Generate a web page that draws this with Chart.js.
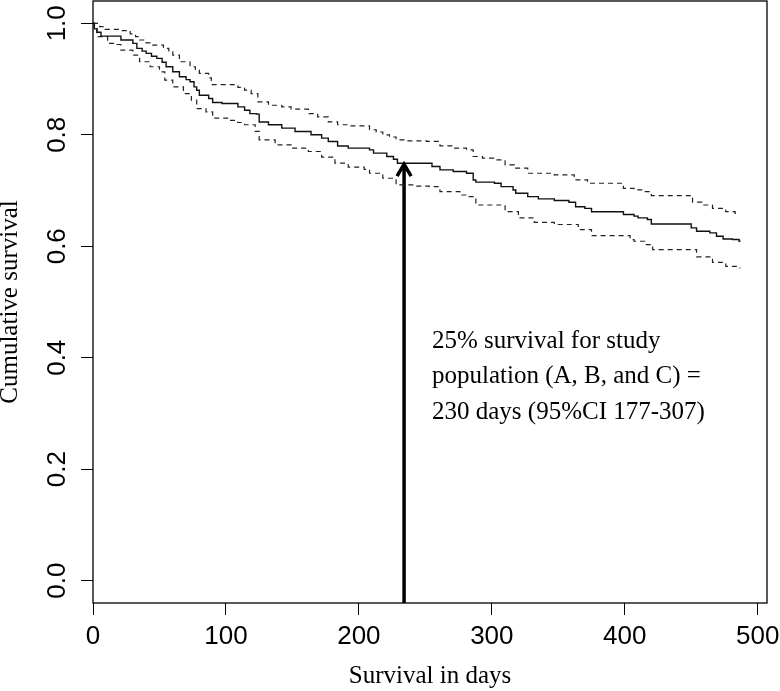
<!DOCTYPE html>
<html>
<head>
<meta charset="utf-8">
<script src="https://cdn.jsdelivr.net/npm/chart.js@4"></script>
<style>
  body { margin: 0; background: #fff; }
</style>
</head>
<body>
<canvas id="km" width="780" height="691"></canvas>
<script>
// Courbe de survie (Kaplan-Meier) : jour de chaque marche et valeur atteinte
const survTime = [0, 1, 3, 6, 21, 30, 33, 37, 40, 44, 48, 52, 55, 60, 65, 70, 73, 76, 78, 80, 87, 90, 97, 109, 114, 118, 123, 125, 132, 142, 152, 164, 172, 177, 184, 192, 208, 211, 221, 226, 229, 255, 261, 271, 281, 286, 288, 302, 307, 316, 318, 327, 335, 347, 358, 363, 370, 375, 399, 407, 410, 417, 420, 450, 454, 464, 469, 474, 481, 486, 487];
const survValue = [1.0, 0.99, 0.984, 0.977, 0.970, 0.964, 0.955, 0.950, 0.946, 0.941, 0.937, 0.930, 0.922, 0.913, 0.904, 0.899, 0.895, 0.886, 0.880, 0.871, 0.865, 0.858, 0.856, 0.850, 0.844, 0.838, 0.837, 0.823, 0.818, 0.812, 0.806, 0.800, 0.794, 0.788, 0.780, 0.776, 0.773, 0.767, 0.761, 0.756, 0.749, 0.743, 0.737, 0.734, 0.731, 0.719, 0.715, 0.713, 0.707, 0.701, 0.695, 0.689, 0.685, 0.682, 0.679, 0.671, 0.668, 0.662, 0.657, 0.654, 0.651, 0.648, 0.640, 0.633, 0.627, 0.624, 0.618, 0.613, 0.612, 0.609, 0.609];

// Borne haute de l'IC 95%
const upperTime = [0, 5, 9, 20, 28, 32, 35, 40, 45, 53, 57, 60, 65, 73, 77, 80, 87, 89, 109, 114, 119, 124, 132, 142, 149, 162, 169, 177, 184, 194, 208, 213, 218, 223, 228, 236, 251, 261, 271, 281, 286, 293, 302, 310, 317, 327, 347, 362, 372, 399, 407, 414, 420, 451, 458, 466, 476, 483, 486];
const upperValue = [1.0, 0.994, 0.989, 0.987, 0.981, 0.976, 0.970, 0.965, 0.961, 0.955, 0.949, 0.943, 0.931, 0.922, 0.916, 0.910, 0.902, 0.890, 0.885, 0.880, 0.874, 0.859, 0.853, 0.850, 0.846, 0.838, 0.832, 0.823, 0.818, 0.816, 0.809, 0.805, 0.800, 0.796, 0.791, 0.789, 0.788, 0.780, 0.776, 0.773, 0.761, 0.758, 0.755, 0.746, 0.740, 0.731, 0.728, 0.719, 0.713, 0.704, 0.701, 0.698, 0.691, 0.679, 0.674, 0.668, 0.662, 0.659, 0.659];

// Borne basse de l'IC 95%
const lowerTime = [0, 1, 3, 11, 18, 21, 30, 35, 43, 50, 54, 60, 68, 74, 78, 85, 90, 103, 109, 114, 122, 125, 137, 149, 162, 172, 182, 192, 204, 208, 218, 228, 241, 253, 261, 276, 281, 288, 310, 320, 332, 347, 365, 375, 404, 407, 415, 421, 454, 466, 476, 484, 487];
const lowerValue = [1.0, 0.991, 0.976, 0.964, 0.962, 0.952, 0.943, 0.931, 0.922, 0.913, 0.898, 0.886, 0.874, 0.862, 0.847, 0.841, 0.830, 0.826, 0.822, 0.818, 0.806, 0.791, 0.782, 0.776, 0.770, 0.760, 0.749, 0.742, 0.738, 0.731, 0.722, 0.710, 0.708, 0.707, 0.698, 0.692, 0.689, 0.674, 0.662, 0.651, 0.643, 0.639, 0.630, 0.619, 0.612, 0.609, 0.603, 0.594, 0.581, 0.571, 0.564, 0.561, 0.561];

// Graduations des axes
const xTicks = [0, 100, 200, 300, 400, 500];
const yTicks = [0, 0.2, 0.4, 0.6, 0.8, 1.0];

// Flèche et annotation
const arrowTime = 234;
const arrowValue = 0.749;
const noteLines = ["25% survival for study", "population (A, B, and C) =", "230 days (95%CI 177-307)"];
const noteTime = 255;
const noteValue = 0.4175;

const toPoints = (xs, ys) => xs.map((t, i) => ({ x: t, y: ys[i] }));

const tickFont = { family: '"Liberation Sans", Arial, sans-serif', size: 26 };
const titleFont = { family: '"Liberation Serif", "Times New Roman", serif', size: 25 };

// Cadre, pointe de flèche et texte
const decor = {
  id: "decor",
  afterDatasetsDraw(chart) {
    const { ctx, chartArea: a, scales } = chart;
    const x = scales.x, y = scales.y;
    ctx.save();
    ctx.strokeStyle = "#000";
    ctx.lineWidth = 1.3;
    ctx.strokeRect(a.left, a.top, a.right - a.left, a.bottom - a.top);

    const tx = x.getPixelForValue(arrowTime);
    const ty = y.getPixelForValue(arrowValue);
    ctx.lineWidth = 3.5;
    ctx.lineJoin = "miter";
    ctx.beginPath();
    ctx.moveTo(tx - 7, ty + 13);
    ctx.lineTo(tx, ty + 1);
    ctx.lineTo(tx + 7, ty + 13);
    ctx.stroke();

    ctx.fillStyle = "#000";
    ctx.font = '25px "Liberation Serif", "Times New Roman", serif';
    ctx.textBaseline = "alphabetic";
    ctx.textAlign = "left";
    const nx = x.getPixelForValue(noteTime);
    const ny = y.getPixelForValue(noteValue);
    noteLines.forEach((l, i) => ctx.fillText(l, nx, ny + i * 35.5));
    ctx.restore();
  }
};

new Chart(document.getElementById("km"), {
  type: "line",
  data: {
    datasets: [
      {
        data: toPoints(survTime, survValue),
        borderColor: "#111",
        borderWidth: 1.4,
        stepped: "before",
        pointRadius: 0
      },
      {
        data: toPoints(upperTime, upperValue),
        borderColor: "#222",
        borderWidth: 1.2,
        borderDash: [5, 4],
        stepped: "before",
        pointRadius: 0
      },
      {
        data: toPoints(lowerTime, lowerValue),
        borderColor: "#222",
        borderWidth: 1.2,
        borderDash: [5, 4],
        stepped: "before",
        pointRadius: 0
      },
      {
        // tige de la flèche
        data: [{ x: arrowTime, y: -0.04 }, { x: arrowTime, y: arrowValue - 0.004 }],
        borderColor: "#000",
        borderWidth: 3.5,
        pointRadius: 0
      }
    ]
  },
  options: {
    responsive: false,
    devicePixelRatio: 1,
    animation: false,
    layout: { padding: { left: 0, top: 1, right: 13, bottom: 0 } },
    plugins: { legend: { display: false }, tooltip: { enabled: false } },
    scales: {
      x: {
        type: "linear",
        min: 0,
        max: 507,
        afterBuildTicks: (s) => { s.ticks = xTicks.map((v) => ({ value: v })); },
        afterFit: (s) => { s.height = 88; s.paddingLeft = 0; s.paddingRight = 0; },
        ticks: { font: tickFont, color: "#000", padding: 6, maxRotation: 0, callback: (v) => String(v) },
        grid: { drawOnChartArea: false, drawTicks: true, tickLength: 12, color: "#000", lineWidth: 1 },
        border: { display: false },
        title: { display: true, text: "Survival in days", font: { ...titleFont, lineHeight: 1.15 }, color: "#000", padding: 0 }
      },
      y: {
        type: "linear",
        min: -0.04,
        max: 1.04,
        afterBuildTicks: (s) => { s.ticks = yTicks.map((v) => ({ value: v })); },
        afterFit: (s) => { s.width = 93; s.paddingTop = 0; s.paddingBottom = 0; },
        ticks: { font: tickFont, color: "#000", padding: 5, minRotation: 90, maxRotation: 90, crossAlign: "center", callback: (v) => v.toFixed(1) },
        grid: { drawOnChartArea: false, drawTicks: true, tickLength: 12, color: "#000", lineWidth: 1 },
        border: { display: false },
        title: { display: true, text: "Cumulative survival", font: { ...titleFont, lineHeight: 0.8 }, color: "#000", padding: 0 }
      }
    }
  },
  plugins: [decor]
});
</script>
</body>
</html>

### WHAT YOU SHOULD DO
Reproduce the data above word for word from its first line through the line that holds "0.612, 0.609, 0.609];", both ends included; skip pictures.

### FULL RESPONSE
Generate a web page that draws this with Chart.js.
<!DOCTYPE html>
<html>
<head>
<meta charset="utf-8">
<script src="https://cdn.jsdelivr.net/npm/chart.js@4"></script>
<style>
  body { margin: 0; background: #fff; }
</style>
</head>
<body>
<canvas id="km" width="780" height="691"></canvas>
<script>
// Courbe de survie (Kaplan-Meier) : jour de chaque marche et valeur atteinte
const survTime = [0, 1, 3, 6, 21, 30, 33, 37, 40, 44, 48, 52, 55, 60, 65, 70, 73, 76, 78, 80, 87, 90, 97, 109, 114, 118, 123, 125, 132, 142, 152, 164, 172, 177, 184, 192, 208, 211, 221, 226, 229, 255, 261, 271, 281, 286, 288, 302, 307, 316, 318, 327, 335, 347, 358, 363, 370, 375, 399, 407, 410, 417, 420, 450, 454, 464, 469, 474, 481, 486, 487];
const survValue = [1.0, 0.99, 0.984, 0.977, 0.970, 0.964, 0.955, 0.950, 0.946, 0.941, 0.937, 0.930, 0.922, 0.913, 0.904, 0.899, 0.895, 0.886, 0.880, 0.871, 0.865, 0.858, 0.856, 0.850, 0.844, 0.838, 0.837, 0.823, 0.818, 0.812, 0.806, 0.800, 0.794, 0.788, 0.780, 0.776, 0.773, 0.767, 0.761, 0.756, 0.749, 0.743, 0.737, 0.734, 0.731, 0.719, 0.715, 0.713, 0.707, 0.701, 0.695, 0.689, 0.685, 0.682, 0.679, 0.671, 0.668, 0.662, 0.657, 0.654, 0.651, 0.648, 0.640, 0.633, 0.627, 0.624, 0.618, 0.613, 0.612, 0.609, 0.609];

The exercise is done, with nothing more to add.